Dados da B3 mostram que os investidores estrangeiros retiraram recursos da Bolsa em fevereiro e março. A percepção do estrangeiro sobre o Brasil piorou?
Há um conjunto de questões de política microeconômica – marcos regulatórios, manejo das empresas públicas, sinalização do BNDES sobre o crédito subsidiado -, além da própria fricção entre governo e BC e da sinalização de uma política fiscal que pode privilegiar os gastos, que reduzem um pouco o interesse no Brasil. E o entorno externo, acho, potencializou um pouco esse cenário.
Há o risco de uma desaceleração do crédito levar o governo a aumentar a concessão de crédito subsidiado e isso levar a um ‘círculo vicioso’, por reduzir a potência da política monetária?

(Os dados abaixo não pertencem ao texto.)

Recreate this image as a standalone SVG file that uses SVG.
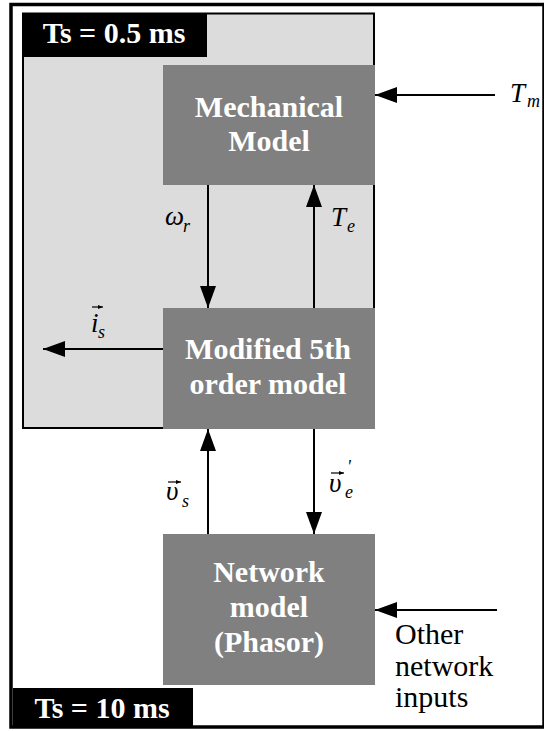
<svg xmlns="http://www.w3.org/2000/svg" width="544" height="731" viewBox="0 0 544 731">
<style>
.box{fill:#808080}
.bt{font-family:"Liberation Serif","Times New Roman",serif;font-weight:bold;font-size:30px;fill:#fff;text-anchor:middle}
.lbl{font-family:"Liberation Serif","Times New Roman",serif;font-weight:bold;font-size:30px;fill:#fff;text-anchor:middle}
.m{font-family:"Liberation Serif","Times New Roman",serif;font-style:italic;font-size:27px;fill:#000}
.sub{font-family:"Liberation Serif","Times New Roman",serif;font-style:italic;font-size:18px;fill:#000}
.plain{font-family:"Liberation Serif","Times New Roman",serif;font-size:30px;fill:#000}
.conn{stroke:#000;stroke-width:2;fill:none}
.vec{stroke:#000;stroke-width:1.2;fill:none}
</style>
<defs>
<marker id="ah" markerUnits="userSpaceOnUse" markerWidth="22" markerHeight="16" refX="22" refY="8" orient="auto">
<path d="M0,0 L22,8 L0,16 z" fill="#000"/>
</marker>
<marker id="va" markerUnits="userSpaceOnUse" markerWidth="5" markerHeight="4" refX="5" refY="2" orient="auto">
<path d="M0,0 L5,2 L0,4 z" fill="#000"/>
</marker>
</defs>
<rect width="544" height="731" fill="#fff"/>
<g id="frame-10ms">
<rect x="11" y="4.5" width="533" height="722.5" fill="#fff" stroke="#000" stroke-width="3.5"/>
<rect x="13" y="688" width="180" height="39" fill="#000"/>
<text class="lbl" x="102" y="718">Ts = 10 ms</text>
</g>
<g id="frame-05ms">
<rect x="23" y="13.5" width="351" height="414.5" fill="#DCDCDC" stroke="#000" stroke-width="2"/>
<rect x="22" y="13" width="185" height="44" fill="#000"/>
<text class="lbl" x="114" y="43">Ts = 0.5 ms</text>
</g>
<g id="mechanical">
<rect class="box" x="163" y="65" width="212" height="120"/>
<text class="bt" x="269" y="117">Mechanical</text>
<text class="bt" x="269" y="151">Model</text>
</g>
<g id="fifth-order">
<rect class="box" x="163" y="308" width="212" height="121"/>
<text class="bt" x="268" y="359">Modified 5th</text>
<text class="bt" x="268" y="394">order model</text>
</g>
<g id="network">
<rect class="box" x="163" y="534" width="212" height="151"/>
<text class="bt" x="269" y="582">Network</text>
<text class="bt" x="269" y="617">model</text>
<text class="bt" x="269" y="652">(Phasor)</text>
</g>
<g id="connectors">
<path class="conn" d="M495,95 L375,95" marker-end="url(#ah)"/>
<path class="conn" d="M208,185 L208,308" marker-end="url(#ah)"/>
<path class="conn" d="M314,308 L314,185" marker-end="url(#ah)"/>
<path class="conn" d="M163,349 L43,349" marker-end="url(#ah)"/>
<path class="conn" d="M208,534 L208,429" marker-end="url(#ah)"/>
<path class="conn" d="M314,429 L314,534" marker-end="url(#ah)"/>
<path class="conn" d="M497,610 L375,610" marker-end="url(#ah)"/>
</g>
<g id="labels">
<text class="m" x="510" y="102">T</text><text class="sub" x="527" y="107">m</text>
<text class="m" x="165" y="225">ω</text><text class="sub" x="183" y="232">r</text>
<text class="m" x="331" y="226">T</text><text class="sub" x="347" y="232">e</text>
<path class="vec" d="M92,307 L103,307" marker-end="url(#va)"/>
<text class="m" x="91" y="332">i</text><text class="sub" x="98" y="338">s</text>
<path class="vec" d="M168,482 L181,482" marker-end="url(#va)"/>
<text class="m" x="166" y="500">υ</text><text class="sub" x="182" y="507">s</text>
<path class="vec" d="M331,473 L344,473" marker-end="url(#va)"/>
<text class="m" x="329" y="492">υ</text><text class="sub" x="345" y="498">e</text><text class="sub" x="347" y="473">'</text>
<text class="plain" x="395" y="644">Other</text>
<text class="plain" x="395" y="676">network</text>
<text class="plain" x="395" y="707">inputs</text>
</g>
</svg>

Certamente, gera um círculo vicioso. Quanto mais expansão de crédito tiver através de bancos públicos, e quanto mais essa expansão ocorrer a taxas que não são de mercado, mais isso reduz a potência da política monetária. Isso significa que o BC, para gerar o mesmo efeito na inflação, tem de conduzir a política monetária de forma mais apertada. Quanto mais o BC mantém o juro alto, mais o governo e os bancos públicos se sentem na necessidade de compensar isso com maior abundância de crédito, e isso gera esse círculo vicioso, como foi lá atrás.